Environment:Marker Inc Korea AutoRAG Japanese NLP Dependencies
| Knowledge Sources | |
|---|---|
| Domains | NLP, Japanese_Language, RAG |
| Last Updated | 2026-02-12 00:00 GMT |
Overview
Japanese NLP tokenization environment providing SudachiPy morphological analyzer for BM25 lexical retrieval on Japanese documents.
Description
This environment provides the `AutoRAG[ja]` optional extra which installs the SudachiPy tokenizer with the core dictionary. SudachiPy is a Japanese morphological analyzer used by the BM25 lexical retrieval module for accurate Japanese text tokenization. It uses `SplitMode.A` (shortest unit) for fine-grained tokenization. Without this extra, Japanese text falls back to space-based or HuggingFace tokenization which is suboptimal for Japanese which does not use spaces between words.
Usage
Use this environment when your corpus contains Japanese-language documents and you need BM25 lexical retrieval. Required for the `sudachipy` tokenizer option in the BM25 module.
System Requirements
| Category | Requirement | Notes |
|---|---|---|
| OS | Linux, macOS, or Windows | Cross-platform support |
| Python | >= 3.10 | Same as base environment |
Dependencies
Japanese Extra Packages
- `sudachipy` >= 0.6.8
- `sudachidict_core`
Credentials
No credentials required.
Quick Install
# Install AutoRAG with Japanese support
pip install "AutoRAG[ja]"
# Or install individually
pip install sudachipy>=0.6.8 sudachidict_core
Code Evidence
SudachiPy import guard from `autorag/nodes/lexicalretrieval/bm25.py:110-117`:
def tokenize_ja_sudachipy(texts: List[str]) -> List[List[str]]:
try:
from sudachipy import dictionary, tokenizer
except ImportError:
raise ImportError(
"You need to install SudachiPy to use 'sudachipy' tokenizer. "

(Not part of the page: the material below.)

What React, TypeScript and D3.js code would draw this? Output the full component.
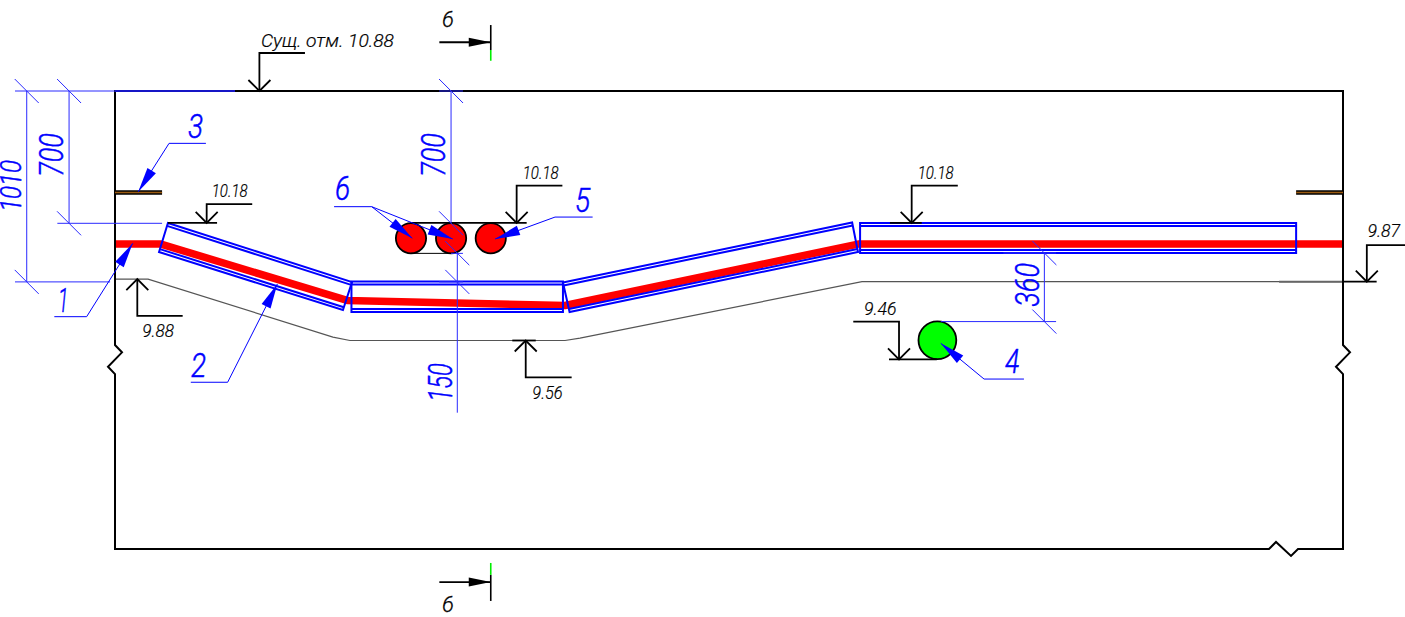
import React from "react";
import * as d3 from "d3";

type P = [number, number];

// Geometry in drawing units: millimetres along the section (station) and below the top surface (depth).
const sectionWidth = 6497;
const sectionDepth = 2423;
const heatingPipe: P[] = [[0, 810], [243, 810], [1228, 1108], [2381, 1135], [3931, 810], [6497, 810]];
const groundProfile: P[] = [[0, 995], [175, 995], [1153, 1302], [1243, 1320], [2381, 1320], [2460, 1307], [3952, 1009], [6497, 1009]];
const groundEdge: P[] = [[6159, 1009], [6497, 1009]];
const casings: P[][] = [
  [[280, 698], [1254, 1011], [1206, 1159], [233, 852]],
  [[1251, 1008], [2370, 1008], [2370, 1169], [1251, 1169]],
  [[2370, 1013], [3900, 696], [3931, 852], [2405, 1169]],
  [[3942, 698], [6249, 698], [6249, 857], [3942, 857]],
];
const stubs: P[][] = [[[0, 537], [249, 537]], [[6249, 537], [6497, 537]]];
const redCables: [number, number, number][] = [[1566, 779, 80], [1778, 779, 80], [1988, 779, 80]];
const greenPipe: [number, number, number] = [4351, 1319, 100];

const frameNavy: P[] = [[0, 0], [635, 0]];

// Vertical dimensions
const dimStations = [-467, -243, 1778, 1811, 4917];
const dimFrom = [0, 0, 0, 858, 857];
const dimTo = [1010, 700, 700, 1010, 1220];
const dimEnd = [1010, 700, 700, 1702, 1220];
const dimLabels = ["1010", "700", "700", "150", "360"];
const dimTextStation = [-497, -274, 1746, 1781, 4890];
const dimTextMidDepth = [502, 339, 339, 1542, 1026];
const dimTextLength = [275, 230, 230, 203, 232];
const dimFontSize = [30, 34, 34, 34, 34];
const extensionLines: [number, number, number][] = [
  [-529, 635, 0], [-529, -26, 1010], [-305, 249, 700], [1715, 1841, 0],
  [1778, 1841, 859], [1715, 1841, 1010], [4369, 4979, 1220], [4700, 4979, 857],
];

// Numbered callouts
const calloutLabels = ["1", "2", "3", "4", "5", "6"];
const calloutShelfFar = [-321, 401, 481, 4809, 2527, 1159];
const calloutShelfKnee = [-150, 596, 286, 4598, 2328, 1358];
const calloutShelfDepth = [1194, 1541, 277, 1524, 667, 612];
const calloutTips: P[][] = [
  [[94, 806]], [[859, 1021]], [[123, 533]], [[4369, 1335]], [[2011, 783]], [[1573, 779], [1787, 783]],
];
const calloutTextX = [-302, 402, 386, 4709, 2434, 1164];
const calloutTextDepth = [1168, 1512, 249, 1492, 639, 577];
const calloutTextLen = [55, 80, 80, 76, 80, 80];

// Elevation marks
const elevLabels = ["Сущ. отм. 10.88", "10.18", "10.18", "10.18", "9.88", "9.56", "9.46", "9.87"];
const elevStem = [764, 485, 2125, 4215, 118, 2173, 4148, 6623];
const elevDepth = [0, 698, 698, 698, 995, 1320, 1420, 1009];
const elevShelfDepth = [-201, 599, 501, 501, 1190, 1515, 1220, 815];
const elevShelfEnd = [1005, 726, 2367, 4459, 358, 2416, 3906, 6825];
const elevTextX = [772, 512, 2157, 4247, 144, 2208, 3963, 6626];
const elevTextDepth = [-234, 559, 467, 466, 1300, 1630, 1185, 771];
const elevTextLen = [704, 190, 190, 190, 168, 160, 172, 173];
const elevBaseFrom = [764, 280, 1561, 4100, 118, 2102, 4095, 6497];
const elevBaseTo = [764, 540, 2178, 4268, 118, 2226, 4348, 6675];

const sectionStation = 1988;
const sectionTail = 1716;
const sectionArrowDepth = [-258, 2598];
const sectionBlack: P[] = [[-349, -217], [2560, 2698]];
const sectionGreen: P[] = [[-217, -160], [2497, 2560]];
const sectionTextX = 1730;
const sectionTextDepth = [-337, 2754];

const W = 1405;
const H = 617;
const BLUE = "#0000ff";
const DIM = "#2a2aff";
const FONT = "Roboto,'Liberation Sans',sans-serif";
const k = 1228 / sectionWidth;
const x = d3.scaleLinear().domain([0, sectionWidth]).range([115, 1343]);
const y = d3.scaleLinear().domain([0, sectionDepth]).range([91, 91 + sectionDepth * k]);
const path = d3.line<P>().x((d) => x(d[0])).y((d) => y(d[1]));
const lerp = (a: P, b: P, t: number): P => [a[0] + (b[0] - a[0]) * t, a[1] + (b[1] - a[1]) * t];

function Arrow({ from, tip, length = 25, half = 5, fill = BLUE }: { from: number[]; tip: number[]; length?: number; half?: number; fill?: string }) {
  const dx = tip[0] - from[0];
  const dy = tip[1] - from[1];
  const l = Math.hypot(dx, dy);
  const ux = dx / l, uy = dy / l;
  const bx = tip[0] - ux * length, by = tip[1] - uy * length;
  const pts = [[tip[0], tip[1]], [bx - uy * half, by + ux * half], [bx + uy * half, by - ux * half]];
  return <polygon points={pts.map((p) => p.join(",")).join(" ")} fill={fill} />;
}

function frameOutline() {
  const zigV = (xx: number, d: number) => [[xx, y(d)], [xx + 7, y(d) + 7.3], [xx - 7, y(d) + 21.7], [xx, y(d) + 29]];
  const zr = zigV(x(sectionWidth), 1344);
  const zl = zigV(x(0), 1344).reverse();
  const by = y(sectionDepth);
  const pts = [
    [x(0), y(0)], [x(sectionWidth), y(0)], ...zr, [x(sectionWidth), by],
    [1298, by], [1291, by + 7], [1276, by - 7], [1269, by], [x(0), by], ...zl, [x(0), y(0)],
  ];
  return "M" + pts.map((p) => p.join(",")).join("L") + "Z";
}

export default function App() {
  return (
    <svg width={W} height={H} viewBox={`0 0 ${W} ${H}`} style={{ position: "absolute", left: 0, top: 0, display: "block", background: "#fff" }}>
      {/* ground */}
      <path d={path(groundProfile)!} fill="none" stroke="#555" strokeWidth={1.2} />
      <path d={path(groundEdge)!} fill="none" stroke="#666" strokeWidth={2} />

      {/* heating pipe */}
      <path d={path(heatingPipe)!} fill="none" stroke="#ff0000" strokeWidth={7.5} strokeLinejoin="bevel" />

      {/* frame */}
      <path d={frameOutline()} fill="none" stroke="#000" strokeWidth={2} strokeLinejoin="miter" />
      <path d={path(frameNavy)!} stroke="#00008c" strokeWidth={2} fill="none" />

      {/* casings */}
      {casings.map((c, i) => {
        const top: P[] = [lerp(c[0], c[3], 0.1), lerp(c[1], c[2], 0.1)];
        const bot: P[] = [lerp(c[0], c[3], 0.9), lerp(c[1], c[2], 0.9)];
        return (
          <g key={i} fill="none" stroke={BLUE} strokeWidth={2}>
            <path d={path(c)! + "Z"} />
            <path d={path(top)!} />
            <path d={path(bot)!} />
          </g>
        );
      })}

      {/* stubs */}
      {stubs.map((s, i) => (
        <g key={i} fill="none">
          <path d={path(s)!} stroke="#000" strokeWidth={4.5} />
          <path d={path(s)!} stroke="#9a5a10" strokeWidth={1.5} />
        </g>
      ))}

      {/* cables and pipe */}
      {redCables.map((c, i) => (
        <circle key={i} cx={x(c[0])} cy={y(c[1])} r={c[2] * k} fill="#ff0000" stroke="#000" strokeWidth={1.8} />
      ))}
      <circle cx={x(greenPipe[0])} cy={y(greenPipe[1])} r={greenPipe[2] * k} fill="#00ff00" stroke="#000" strokeWidth={1.8} />
      <path d={path([[1566, 859], [1778, 859]])!} stroke="#000" strokeWidth={1} fill="none" />

      {/* elevation marks */}
      {elevLabels.map((t, i) => {
        const up = elevShelfDepth[i] > elevDepth[i];
        const sx = x(elevStem[i]);
        const by = y(elevDepth[i]);
        const c = up ? 11 : -11;
        return (
          <g key={i} fill="none" stroke="#000" strokeWidth={1.8}>
            <path d={path([[elevShelfEnd[i], elevShelfDepth[i]], [elevStem[i], elevShelfDepth[i]], [elevStem[i], elevDepth[i]]])!} />
            <path d={`M${sx - 11},${by + c}L${sx},${by}L${sx + 11},${by + c}`} />
            {elevBaseFrom[i] !== elevBaseTo[i] && <path d={path([[elevBaseFrom[i], elevDepth[i]], [elevBaseTo[i], elevDepth[i]]])!} />}
            <text x={x(elevTextX[i])} y={y(elevTextDepth[i])} textLength={elevTextLen[i] * k} lengthAdjust="spacingAndGlyphs"
              fontFamily={FONT} fontStyle="italic" fontWeight={300} fontSize={18} fill="#000" stroke="#000" strokeWidth={0.2}>{t}</text>
          </g>
        );
      })}

      {/* dimensions */}
      {extensionLines.map((e, i) => (
        <path key={i} d={path([[e[0], e[2]], [e[1], e[2]]])!} stroke={DIM} strokeWidth={1} fill="none" />
      ))}
      {dimLabels.map((t, i) => {
        const xx = x(dimStations[i]);
        const ticks = [dimFrom[i], dimTo[i]];
        return (
          <g key={i}>
            <path d={path([[dimStations[i], dimFrom[i]], [dimStations[i], dimEnd[i]]])!} stroke={DIM} strokeWidth={1} fill="none" />
            {ticks.map((d) => (
              <path key={d} d={`M${xx - 12},${y(d) - 12}L${xx + 12},${y(d) + 12}`} stroke={DIM} strokeWidth={1} fill="none" />
            ))}
            <text transform={`translate(${x(dimTextStation[i])},${y(dimTextMidDepth[i])}) rotate(-90)`} textAnchor="middle"
              textLength={dimTextLength[i] * k} lengthAdjust="spacingAndGlyphs"
              fontFamily={FONT} fontStyle="italic" fontWeight={300} fontSize={dimFontSize[i]} fill={BLUE} stroke={BLUE} strokeWidth={0.5}>{t}</text>
          </g>
        );
      })}

      {/* callouts */}
      {calloutLabels.map((t, i) => {
        const kn: P = [calloutShelfKnee[i], calloutShelfDepth[i]];
        const knee = [x(kn[0]), y(kn[1])];
        return (
          <g key={i}>
            <path d={path([[calloutShelfFar[i], calloutShelfDepth[i]], kn])!} stroke={BLUE} strokeWidth={1} fill="none" />
            {calloutTips[i].map((tp, j) => {
              const tip = [x(tp[0]), y(tp[1])];
              return (
                <g key={j}>
                  <path d={path([kn, tp])!} stroke={BLUE} strokeWidth={1} fill="none" />
                  <Arrow from={knee} tip={tip} />
                </g>
              );
            })}
            <text x={x(calloutTextX[i])} y={y(calloutTextDepth[i])} textLength={calloutTextLen[i] * k} lengthAdjust="spacingAndGlyphs"
              fontFamily={FONT} fontStyle="italic" fontWeight={300} fontSize={34} fill={BLUE} stroke={BLUE} strokeWidth={0.5}>{t}</text>
          </g>
        );
      })}

      {/* section marks */}
      {sectionArrowDepth.map((d, i) => (
        <g key={i}>
          <path d={path([[sectionTail, d], [sectionStation, d]])!} stroke="#000" strokeWidth={1.8} fill="none" />
          <Arrow from={[x(sectionTail), y(d)]} tip={[x(sectionStation), y(d)]} length={22} half={4.5} fill="#000" />
          <path d={path([[sectionStation, sectionBlack[i][0]], [sectionStation, sectionBlack[i][1]]])!} stroke="#000" strokeWidth={1.6} fill="none" />
          <path d={path([[sectionStation, sectionGreen[i][0]], [sectionStation, sectionGreen[i][1]]])!} stroke="#00ee00" strokeWidth={1.6} fill="none" />
          <text x={x(sectionTextX)} y={y(sectionTextDepth[i])} fontFamily={FONT} fontStyle="italic" fontWeight={300} fontSize={22} fill="#000" stroke="#000" strokeWidth={0.3}>6</text>
        </g>
      ))}
    </svg>
  );
}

"Please install SudachiPy by running 'pip install sudachipy'."
)
Split mode selection from `autorag/nodes/lexicalretrieval/bm25.py:123`:
# Choose the tokenizer mode: NORMAL, SEARCH, A
mode = tokenizer.Tokenizer.SplitMode.A
Common Errors
| Error Message | Cause | Solution |
|---|---|---|
| `ImportError: You need to install SudachiPy` | SudachiPy not installed | `pip install "AutoRAG[ja]"` or `pip install sudachipy` |
| `Dictionary not found` | sudachidict_core not installed | `pip install sudachidict_core` |
Compatibility Notes
- Split Mode A: AutoRAG uses the finest granularity (Mode A). This produces more tokens per document, which is beneficial for BM25 recall but increases index size.
- Dictionary: Uses the `core` dictionary by default. For specialized domains, `sudachidict_full` may improve tokenization quality.